Una soluzione del tipo di quella attualmente proposta da Werner venne adottata in Gran Bretagna durante la Seconda Guerra Mondiale quando, anche su consiglio di John Maynard Keynes, il Tesoro britannico si fece prestare dalle banche dei fondi all’1,125% di interesse.


Anche le banche potrebbero guadagnare dei notevoli vantaggi prestando soldi allo Stato. Innanzitutto questi prestiti non sono valutati con il metodo mark to market (cioè al loro valore attuale sul mercato finanziario: questo metodo di valutazione è deleterio perché annulla il valore dei titoli nei momenti di crisi); secondo le regole di Basilea sono invece classificati come sicuri, non richiedono di essere coperti da un incremento di capitale della banca prestatrice e possono anche essere utilizzati come collaterali presso la Bce. Così le banche avrebbero il miglior rapporto capitale/rischio e potrebbero anche offrire più credito all’economia reale.

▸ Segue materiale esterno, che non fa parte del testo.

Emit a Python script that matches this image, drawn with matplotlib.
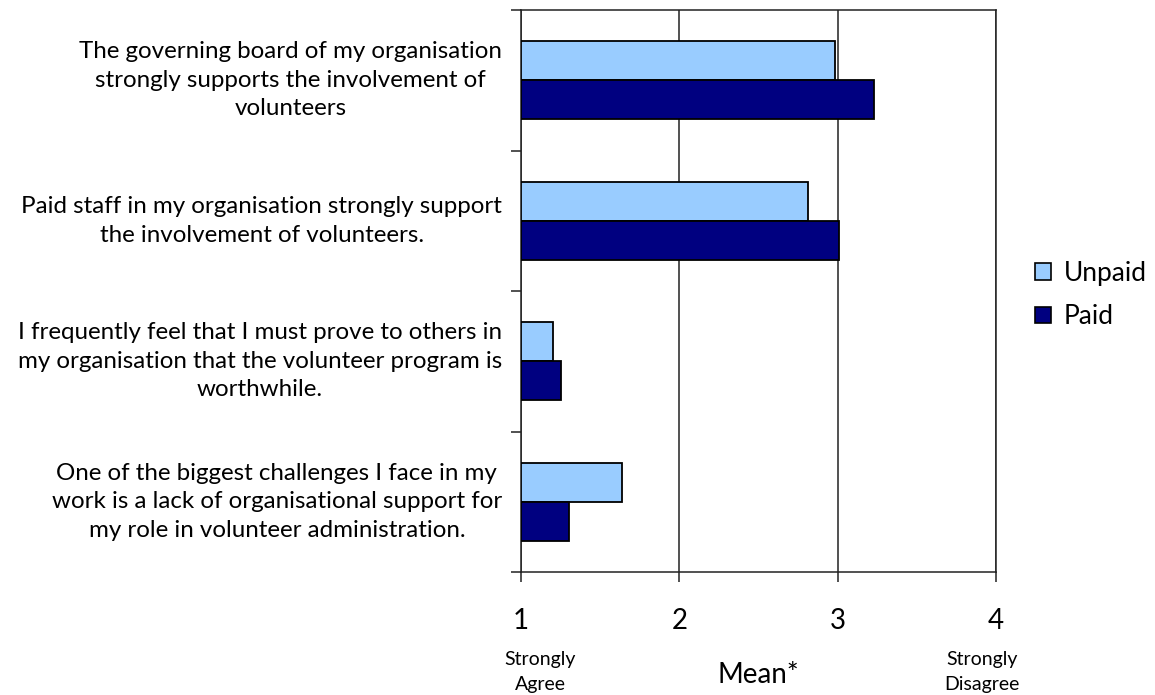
import matplotlib
matplotlib.use("Agg")
import matplotlib.pyplot as plt
from matplotlib.patches import Patch

plt.rcParams['font.family'] = ['Lato', 'DejaVu Sans']

# Survey statements (top to bottom) and mean agreement scores
statements = [
    "The governing board of my organisation\nstrongly supports the involvement of\nvolunteers",
    "Paid staff in my organisation strongly support\nthe involvement of volunteers.",
    "I frequently feel that I must prove to others in\nmy organisation that the volunteer program is\nworthwhile.",
    "One of the biggest challenges I face in my\nwork is a lack of organisational support for\nmy role in volunteer administration.",
]
unpaid = [2.98, 2.81, 1.20, 1.64]
paid = [3.23, 3.01, 1.25, 1.30]
series_names = ["Unpaid", "Paid"]
x_ticks = [1, 2, 3, 4]
x_title = "Mean*"
scale_low = "Strongly\nAgree"
scale_high = "Strongly\nDisagree"

col_unpaid = "#99CCFF"
col_paid = "#000080"

W, H = 1155, 695
fig = plt.figure(figsize=(W / 100, H / 100), dpi=100)
ax = fig.add_axes([521 / W, 1 - 572 / H, (996 - 521) / W, (572 - 10) / H])

bar_h = 0.278
for i, (u, p) in enumerate(zip(unpaid, paid)):
    ax.barh(i + 0.36, u - 1, left=1, height=bar_h, color=col_unpaid,
            edgecolor="black", linewidth=1.3, zorder=3)
    ax.barh(i + 0.64, p - 1, left=1, height=bar_h, color=col_paid,
            edgecolor="black", linewidth=1.3, zorder=3)

ax.set_xlim(1, 4)
ax.set_ylim(len(statements), 0)

# vertical gridlines
ax.set_xticks(x_ticks)
ax.set_xticklabels([str(t) for t in x_ticks], fontsize=20)
ax.xaxis.grid(True, color="#222222", linewidth=1.1, zorder=1)
ax.tick_params(axis="x", direction="out", length=7, width=1.1, color="#222222", pad=19)

# category boundaries as ticks, labels centred in each band
ax.set_yticks(range(len(statements) + 1))
ax.set_yticklabels([])
ax.tick_params(axis="y", direction="out", length=7, width=1.1, color="#222222")
for i, s in enumerate(statements):
    ax.text(-0.040, 1 - (i + 0.5) / len(statements), s, transform=ax.transAxes,
            ha="right", va="center", multialignment="center", fontsize=17.4,
            linespacing=1.45)

for sp in ax.spines.values():
    sp.set_color("#222222")
    sp.set_linewidth(1.1)

ax.set_xlabel(x_title, fontsize=20)
ax.xaxis.label.set_va("center")
ax.xaxis.set_label_coords(0.5, -(675 - 572) / (572 - 10))

fig.text(540 / W, 1 - 672 / H, scale_low, ha="center", va="center", fontsize=14,
         linespacing=1.6)
fig.text(982 / W, 1 - 672 / H, scale_high, ha="center", va="center", fontsize=14,
         linespacing=1.6)

handles = [Patch(facecolor=col_unpaid, edgecolor="black", linewidth=1.2),
           Patch(facecolor=col_paid, edgecolor="black", linewidth=1.2)]
fig.legend(handles, series_names, loc="center left",
           bbox_to_anchor=(1035 / W, 1 - 295 / H), frameon=False, fontsize=19,
           handlelength=0.6, handleheight=0.6, handletextpad=0.5,
           labelspacing=0.7, borderpad=0, borderaxespad=0)

fig.savefig("out.png", dpi=100)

Infine questa soluzione ha un merito che mi sembra di fondamentale importanza: essa permette di nazionalizzare il debito e di non esporlo alla speculazione di soggetti stranieri che, ovviamente, mirano al loro profitto e non all’interesse nazionale. E che sono più rapidi a fuggire nelle situazioni di crisi, cioè proprio nei momenti in cui c’è più bisogno di capitali.


Stranamente tuttavia la soluzione avanzata da Werner, apparentemente semplice e lineare, è attualmente ignorata dalle istituzioni europee e nazionali.